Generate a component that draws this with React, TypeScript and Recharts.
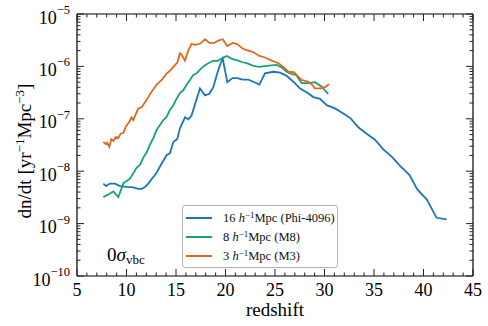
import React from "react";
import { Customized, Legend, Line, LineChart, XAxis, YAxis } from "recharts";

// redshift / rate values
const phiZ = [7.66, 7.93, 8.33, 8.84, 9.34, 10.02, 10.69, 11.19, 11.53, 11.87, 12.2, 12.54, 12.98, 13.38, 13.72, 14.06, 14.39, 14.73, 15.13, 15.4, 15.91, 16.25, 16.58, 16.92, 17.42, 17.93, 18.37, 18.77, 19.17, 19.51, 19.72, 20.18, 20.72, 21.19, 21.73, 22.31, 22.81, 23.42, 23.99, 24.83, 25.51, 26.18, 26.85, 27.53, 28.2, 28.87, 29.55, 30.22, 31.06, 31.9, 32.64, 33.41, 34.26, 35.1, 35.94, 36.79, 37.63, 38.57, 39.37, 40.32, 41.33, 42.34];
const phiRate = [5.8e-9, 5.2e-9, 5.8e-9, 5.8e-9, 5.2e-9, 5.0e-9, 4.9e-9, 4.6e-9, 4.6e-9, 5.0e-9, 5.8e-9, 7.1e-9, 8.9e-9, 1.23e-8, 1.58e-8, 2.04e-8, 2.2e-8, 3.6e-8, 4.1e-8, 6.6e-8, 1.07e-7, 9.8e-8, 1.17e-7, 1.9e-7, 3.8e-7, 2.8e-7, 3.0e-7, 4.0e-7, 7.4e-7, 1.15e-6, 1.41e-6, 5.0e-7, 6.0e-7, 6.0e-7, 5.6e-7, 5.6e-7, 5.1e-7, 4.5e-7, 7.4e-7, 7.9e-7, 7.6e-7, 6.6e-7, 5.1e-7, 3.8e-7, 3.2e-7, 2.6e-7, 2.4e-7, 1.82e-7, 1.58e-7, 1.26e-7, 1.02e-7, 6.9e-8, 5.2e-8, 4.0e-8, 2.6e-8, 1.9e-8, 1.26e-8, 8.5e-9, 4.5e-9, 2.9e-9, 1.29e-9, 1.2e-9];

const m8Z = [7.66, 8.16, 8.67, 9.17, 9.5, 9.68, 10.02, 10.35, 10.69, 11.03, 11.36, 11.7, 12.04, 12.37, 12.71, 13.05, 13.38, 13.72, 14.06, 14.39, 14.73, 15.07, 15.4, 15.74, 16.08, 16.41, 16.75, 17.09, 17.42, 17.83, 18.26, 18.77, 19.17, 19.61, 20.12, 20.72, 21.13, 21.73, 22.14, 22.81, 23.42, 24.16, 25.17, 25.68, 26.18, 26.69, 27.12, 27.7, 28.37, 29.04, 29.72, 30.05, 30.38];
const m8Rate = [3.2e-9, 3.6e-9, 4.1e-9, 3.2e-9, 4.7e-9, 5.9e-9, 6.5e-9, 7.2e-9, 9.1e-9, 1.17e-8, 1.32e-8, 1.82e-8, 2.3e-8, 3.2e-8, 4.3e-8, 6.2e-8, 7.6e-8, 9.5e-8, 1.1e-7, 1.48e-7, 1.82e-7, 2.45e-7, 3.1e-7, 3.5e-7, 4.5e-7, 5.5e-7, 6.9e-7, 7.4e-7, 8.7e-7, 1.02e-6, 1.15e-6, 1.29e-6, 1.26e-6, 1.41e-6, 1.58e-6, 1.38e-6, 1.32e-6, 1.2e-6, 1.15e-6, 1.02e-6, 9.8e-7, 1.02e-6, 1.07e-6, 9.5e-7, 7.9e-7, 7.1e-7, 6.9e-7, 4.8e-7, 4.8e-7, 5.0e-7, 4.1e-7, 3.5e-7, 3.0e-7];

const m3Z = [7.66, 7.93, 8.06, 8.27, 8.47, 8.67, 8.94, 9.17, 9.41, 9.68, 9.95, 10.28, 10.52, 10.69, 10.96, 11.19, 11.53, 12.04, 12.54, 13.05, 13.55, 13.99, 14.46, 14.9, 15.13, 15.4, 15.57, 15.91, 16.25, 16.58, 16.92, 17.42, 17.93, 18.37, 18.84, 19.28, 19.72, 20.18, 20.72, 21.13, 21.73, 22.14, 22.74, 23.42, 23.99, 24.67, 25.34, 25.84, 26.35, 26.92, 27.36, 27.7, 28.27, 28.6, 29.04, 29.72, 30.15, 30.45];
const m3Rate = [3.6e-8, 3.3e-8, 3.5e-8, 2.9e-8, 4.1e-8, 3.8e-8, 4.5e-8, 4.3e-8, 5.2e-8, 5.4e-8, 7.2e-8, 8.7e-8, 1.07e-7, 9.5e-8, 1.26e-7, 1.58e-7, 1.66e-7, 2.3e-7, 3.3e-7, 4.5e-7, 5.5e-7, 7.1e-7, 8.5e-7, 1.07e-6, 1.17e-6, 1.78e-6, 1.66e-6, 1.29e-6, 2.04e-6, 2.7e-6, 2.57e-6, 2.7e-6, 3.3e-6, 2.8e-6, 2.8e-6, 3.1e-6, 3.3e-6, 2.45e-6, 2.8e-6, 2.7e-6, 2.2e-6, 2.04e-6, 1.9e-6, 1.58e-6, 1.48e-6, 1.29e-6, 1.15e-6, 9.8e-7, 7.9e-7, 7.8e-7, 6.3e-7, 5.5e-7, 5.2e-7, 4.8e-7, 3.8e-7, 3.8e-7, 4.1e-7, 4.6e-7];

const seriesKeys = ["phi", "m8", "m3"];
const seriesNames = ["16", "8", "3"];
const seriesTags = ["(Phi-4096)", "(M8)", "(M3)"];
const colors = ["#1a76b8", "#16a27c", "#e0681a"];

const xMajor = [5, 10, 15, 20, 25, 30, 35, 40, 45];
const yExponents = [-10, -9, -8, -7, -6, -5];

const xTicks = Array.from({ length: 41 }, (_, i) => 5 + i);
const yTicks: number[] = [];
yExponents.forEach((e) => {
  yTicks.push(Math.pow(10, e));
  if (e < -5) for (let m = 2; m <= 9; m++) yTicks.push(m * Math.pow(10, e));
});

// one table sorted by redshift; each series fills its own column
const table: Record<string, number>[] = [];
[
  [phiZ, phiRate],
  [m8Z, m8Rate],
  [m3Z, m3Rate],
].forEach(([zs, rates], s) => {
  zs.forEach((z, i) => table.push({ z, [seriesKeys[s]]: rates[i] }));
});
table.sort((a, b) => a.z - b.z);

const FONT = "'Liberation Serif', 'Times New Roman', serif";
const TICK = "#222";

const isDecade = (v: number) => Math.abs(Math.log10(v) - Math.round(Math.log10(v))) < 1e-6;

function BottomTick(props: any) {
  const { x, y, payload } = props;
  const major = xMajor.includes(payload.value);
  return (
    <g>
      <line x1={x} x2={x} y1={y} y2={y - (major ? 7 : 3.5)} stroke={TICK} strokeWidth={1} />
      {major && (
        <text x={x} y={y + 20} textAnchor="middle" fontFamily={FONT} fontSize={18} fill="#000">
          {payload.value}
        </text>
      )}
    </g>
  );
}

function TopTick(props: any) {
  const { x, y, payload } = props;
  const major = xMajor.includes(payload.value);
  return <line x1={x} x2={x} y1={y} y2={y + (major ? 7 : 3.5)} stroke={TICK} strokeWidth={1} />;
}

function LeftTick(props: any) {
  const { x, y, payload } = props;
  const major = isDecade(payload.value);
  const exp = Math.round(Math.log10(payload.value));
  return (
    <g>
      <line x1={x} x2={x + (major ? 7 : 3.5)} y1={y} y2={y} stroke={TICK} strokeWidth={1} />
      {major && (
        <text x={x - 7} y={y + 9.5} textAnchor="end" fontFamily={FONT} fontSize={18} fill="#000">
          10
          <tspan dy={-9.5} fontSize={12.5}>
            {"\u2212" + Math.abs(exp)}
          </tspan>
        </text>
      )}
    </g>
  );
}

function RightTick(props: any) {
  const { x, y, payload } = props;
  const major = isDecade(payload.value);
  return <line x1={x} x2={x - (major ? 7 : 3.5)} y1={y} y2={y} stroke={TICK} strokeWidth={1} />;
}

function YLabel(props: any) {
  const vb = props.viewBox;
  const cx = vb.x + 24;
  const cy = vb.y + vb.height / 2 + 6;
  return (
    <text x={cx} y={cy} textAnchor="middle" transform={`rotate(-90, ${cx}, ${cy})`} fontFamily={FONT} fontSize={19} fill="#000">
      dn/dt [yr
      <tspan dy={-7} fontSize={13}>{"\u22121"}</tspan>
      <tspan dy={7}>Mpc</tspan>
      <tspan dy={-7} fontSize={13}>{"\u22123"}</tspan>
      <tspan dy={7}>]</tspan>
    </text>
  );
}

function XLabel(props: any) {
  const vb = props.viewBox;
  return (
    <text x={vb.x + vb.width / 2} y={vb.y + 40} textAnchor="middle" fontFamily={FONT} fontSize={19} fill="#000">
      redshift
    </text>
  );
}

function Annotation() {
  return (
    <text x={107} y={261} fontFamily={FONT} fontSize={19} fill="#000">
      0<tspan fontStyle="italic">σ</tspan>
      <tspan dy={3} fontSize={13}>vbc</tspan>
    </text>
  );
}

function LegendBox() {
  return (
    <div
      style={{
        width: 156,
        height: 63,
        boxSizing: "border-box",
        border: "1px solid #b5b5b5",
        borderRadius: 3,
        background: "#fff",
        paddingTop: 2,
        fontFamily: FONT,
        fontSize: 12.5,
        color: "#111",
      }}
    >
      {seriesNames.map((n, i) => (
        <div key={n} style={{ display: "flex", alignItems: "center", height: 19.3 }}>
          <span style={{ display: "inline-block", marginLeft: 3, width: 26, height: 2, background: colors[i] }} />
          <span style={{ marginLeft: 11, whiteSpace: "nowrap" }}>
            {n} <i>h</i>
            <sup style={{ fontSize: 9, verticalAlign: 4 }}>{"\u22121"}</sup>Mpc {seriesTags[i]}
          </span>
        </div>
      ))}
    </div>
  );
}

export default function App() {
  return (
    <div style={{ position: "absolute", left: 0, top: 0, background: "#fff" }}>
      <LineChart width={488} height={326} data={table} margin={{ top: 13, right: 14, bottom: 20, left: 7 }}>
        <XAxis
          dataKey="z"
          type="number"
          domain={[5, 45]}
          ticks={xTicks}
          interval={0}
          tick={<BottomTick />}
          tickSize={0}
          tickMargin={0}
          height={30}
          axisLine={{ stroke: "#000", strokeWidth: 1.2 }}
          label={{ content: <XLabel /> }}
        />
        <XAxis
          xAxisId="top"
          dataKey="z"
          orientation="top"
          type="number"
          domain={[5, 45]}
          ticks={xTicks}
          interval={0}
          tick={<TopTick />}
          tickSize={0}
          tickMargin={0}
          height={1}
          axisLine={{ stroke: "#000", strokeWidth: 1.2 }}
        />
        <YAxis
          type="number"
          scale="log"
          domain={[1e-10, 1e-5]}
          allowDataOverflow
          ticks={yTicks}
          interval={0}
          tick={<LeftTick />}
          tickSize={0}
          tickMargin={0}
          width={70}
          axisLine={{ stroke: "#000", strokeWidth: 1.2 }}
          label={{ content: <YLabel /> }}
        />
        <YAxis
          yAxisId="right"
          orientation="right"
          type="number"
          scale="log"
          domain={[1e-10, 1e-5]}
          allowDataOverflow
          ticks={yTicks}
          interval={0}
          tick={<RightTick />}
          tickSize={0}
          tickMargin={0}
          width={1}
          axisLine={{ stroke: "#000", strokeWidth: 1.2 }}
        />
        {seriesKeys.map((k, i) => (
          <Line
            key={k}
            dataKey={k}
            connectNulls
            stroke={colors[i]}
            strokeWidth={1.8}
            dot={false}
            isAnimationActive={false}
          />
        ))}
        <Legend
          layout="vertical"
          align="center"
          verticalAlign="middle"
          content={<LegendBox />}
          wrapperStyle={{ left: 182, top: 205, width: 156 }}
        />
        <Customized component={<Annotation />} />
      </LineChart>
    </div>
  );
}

THE PROBLEM: Every line from the start of the listing above through the line with "2.9e-9, 1.29e-9, 1.2e-9];" should be repeated exactly; skip the pictures and add nothing else.

RESPONSE TO THE EXERCISE:
Generate a component that draws this with React, TypeScript and Recharts.
import React from "react";
import { Customized, Legend, Line, LineChart, XAxis, YAxis } from "recharts";

// redshift / rate values
const phiZ = [7.66, 7.93, 8.33, 8.84, 9.34, 10.02, 10.69, 11.19, 11.53, 11.87, 12.2, 12.54, 12.98, 13.38, 13.72, 14.06, 14.39, 14.73, 15.13, 15.4, 15.91, 16.25, 16.58, 16.92, 17.42, 17.93, 18.37, 18.77, 19.17, 19.51, 19.72, 20.18, 20.72, 21.19, 21.73, 22.31, 22.81, 23.42, 23.99, 24.83, 25.51, 26.18, 26.85, 27.53, 28.2, 28.87, 29.55, 30.22, 31.06, 31.9, 32.64, 33.41, 34.26, 35.1, 35.94, 36.79, 37.63, 38.57, 39.37, 40.32, 41.33, 42.34];
const phiRate = [5.8e-9, 5.2e-9, 5.8e-9, 5.8e-9, 5.2e-9, 5.0e-9, 4.9e-9, 4.6e-9, 4.6e-9, 5.0e-9, 5.8e-9, 7.1e-9, 8.9e-9, 1.23e-8, 1.58e-8, 2.04e-8, 2.2e-8, 3.6e-8, 4.1e-8, 6.6e-8, 1.07e-7, 9.8e-8, 1.17e-7, 1.9e-7, 3.8e-7, 2.8e-7, 3.0e-7, 4.0e-7, 7.4e-7, 1.15e-6, 1.41e-6, 5.0e-7, 6.0e-7, 6.0e-7, 5.6e-7, 5.6e-7, 5.1e-7, 4.5e-7, 7.4e-7, 7.9e-7, 7.6e-7, 6.6e-7, 5.1e-7, 3.8e-7, 3.2e-7, 2.6e-7, 2.4e-7, 1.82e-7, 1.58e-7, 1.26e-7, 1.02e-7, 6.9e-8, 5.2e-8, 4.0e-8, 2.6e-8, 1.9e-8, 1.26e-8, 8.5e-9, 4.5e-9, 2.9e-9, 1.29e-9, 1.2e-9];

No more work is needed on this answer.